• _YOUR TASK_
Return each line holding the string "this".

-------- DATASET ROWS --------

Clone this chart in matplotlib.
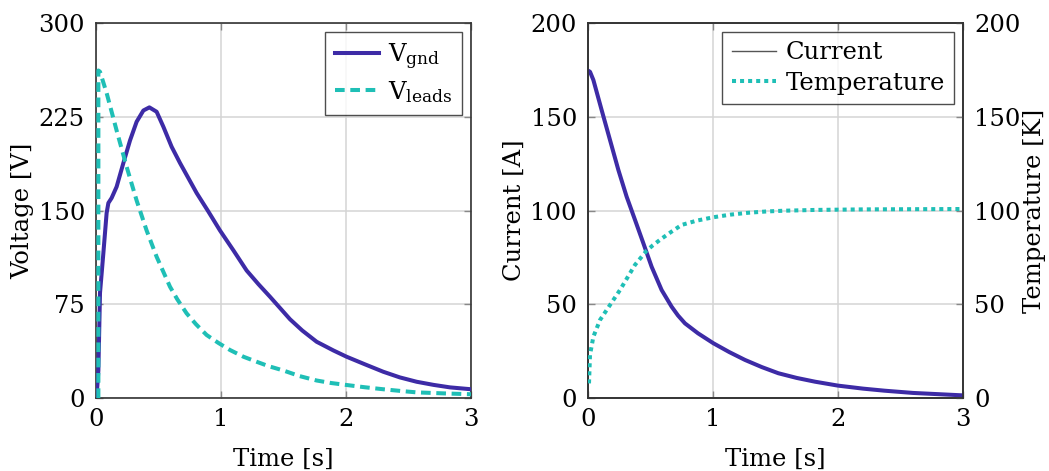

--------
-------- DATASET ROWS --------

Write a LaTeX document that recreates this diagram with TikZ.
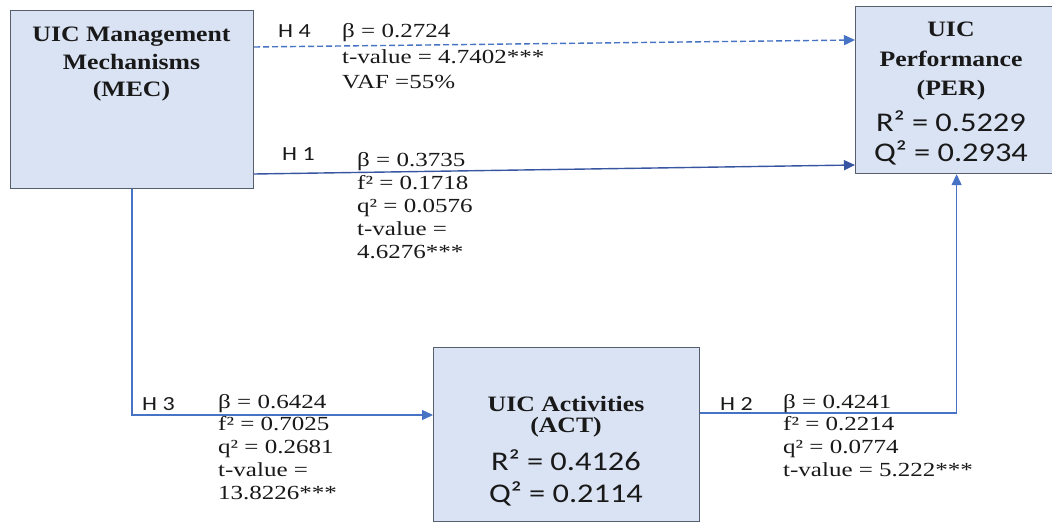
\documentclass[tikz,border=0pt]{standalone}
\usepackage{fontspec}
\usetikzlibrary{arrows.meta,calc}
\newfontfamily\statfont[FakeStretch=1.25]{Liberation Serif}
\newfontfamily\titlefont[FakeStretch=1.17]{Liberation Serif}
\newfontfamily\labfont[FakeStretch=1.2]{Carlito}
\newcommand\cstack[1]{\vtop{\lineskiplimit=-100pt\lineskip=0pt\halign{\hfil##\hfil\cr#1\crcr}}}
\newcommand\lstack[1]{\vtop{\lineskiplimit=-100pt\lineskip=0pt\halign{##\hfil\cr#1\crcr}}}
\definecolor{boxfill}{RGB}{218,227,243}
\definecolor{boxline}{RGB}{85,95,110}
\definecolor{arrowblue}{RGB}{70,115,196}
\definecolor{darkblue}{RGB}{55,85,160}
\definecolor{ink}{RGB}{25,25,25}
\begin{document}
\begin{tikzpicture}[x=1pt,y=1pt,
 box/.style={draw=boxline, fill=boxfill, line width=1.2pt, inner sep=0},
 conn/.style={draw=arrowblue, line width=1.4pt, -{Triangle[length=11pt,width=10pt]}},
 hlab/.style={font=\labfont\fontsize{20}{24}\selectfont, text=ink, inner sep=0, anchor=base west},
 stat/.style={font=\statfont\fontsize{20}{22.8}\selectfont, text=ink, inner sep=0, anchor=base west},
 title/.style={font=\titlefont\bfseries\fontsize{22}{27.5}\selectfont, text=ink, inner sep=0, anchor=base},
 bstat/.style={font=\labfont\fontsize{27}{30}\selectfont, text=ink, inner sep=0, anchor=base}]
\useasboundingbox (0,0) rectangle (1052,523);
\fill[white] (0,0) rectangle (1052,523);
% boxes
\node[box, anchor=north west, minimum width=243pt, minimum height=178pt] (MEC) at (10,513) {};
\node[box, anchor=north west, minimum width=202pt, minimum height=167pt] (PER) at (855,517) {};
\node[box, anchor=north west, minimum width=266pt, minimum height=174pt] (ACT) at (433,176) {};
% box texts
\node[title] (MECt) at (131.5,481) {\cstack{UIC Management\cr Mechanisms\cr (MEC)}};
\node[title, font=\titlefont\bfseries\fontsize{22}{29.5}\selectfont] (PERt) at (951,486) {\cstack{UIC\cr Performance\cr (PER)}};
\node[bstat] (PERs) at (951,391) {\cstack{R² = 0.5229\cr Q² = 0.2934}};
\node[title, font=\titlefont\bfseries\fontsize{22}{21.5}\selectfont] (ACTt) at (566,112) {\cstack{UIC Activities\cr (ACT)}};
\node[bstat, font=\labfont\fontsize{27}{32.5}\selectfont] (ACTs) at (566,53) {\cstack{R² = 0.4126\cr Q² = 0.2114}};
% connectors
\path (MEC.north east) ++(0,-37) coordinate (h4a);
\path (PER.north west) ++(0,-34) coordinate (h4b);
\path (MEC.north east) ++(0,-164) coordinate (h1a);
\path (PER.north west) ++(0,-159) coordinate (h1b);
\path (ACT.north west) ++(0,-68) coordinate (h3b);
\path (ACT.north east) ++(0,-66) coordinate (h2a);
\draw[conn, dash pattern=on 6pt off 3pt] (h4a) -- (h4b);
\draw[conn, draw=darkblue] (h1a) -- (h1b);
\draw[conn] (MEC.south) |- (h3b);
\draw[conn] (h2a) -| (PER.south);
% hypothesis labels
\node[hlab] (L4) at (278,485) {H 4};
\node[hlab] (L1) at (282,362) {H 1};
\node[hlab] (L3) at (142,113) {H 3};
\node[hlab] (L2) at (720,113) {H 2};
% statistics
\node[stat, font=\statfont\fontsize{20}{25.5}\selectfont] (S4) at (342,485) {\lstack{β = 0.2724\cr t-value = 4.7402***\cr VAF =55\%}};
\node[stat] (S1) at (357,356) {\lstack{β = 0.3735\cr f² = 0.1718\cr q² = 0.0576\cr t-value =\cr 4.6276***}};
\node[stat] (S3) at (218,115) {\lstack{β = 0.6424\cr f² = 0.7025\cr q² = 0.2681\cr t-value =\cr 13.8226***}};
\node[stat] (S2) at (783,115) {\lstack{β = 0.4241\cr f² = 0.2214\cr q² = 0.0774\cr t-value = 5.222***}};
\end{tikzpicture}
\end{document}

--------

• _TASK ANSWER_
Clone this chart in matplotlib.
Write a LaTeX document that recreates this diagram with TikZ.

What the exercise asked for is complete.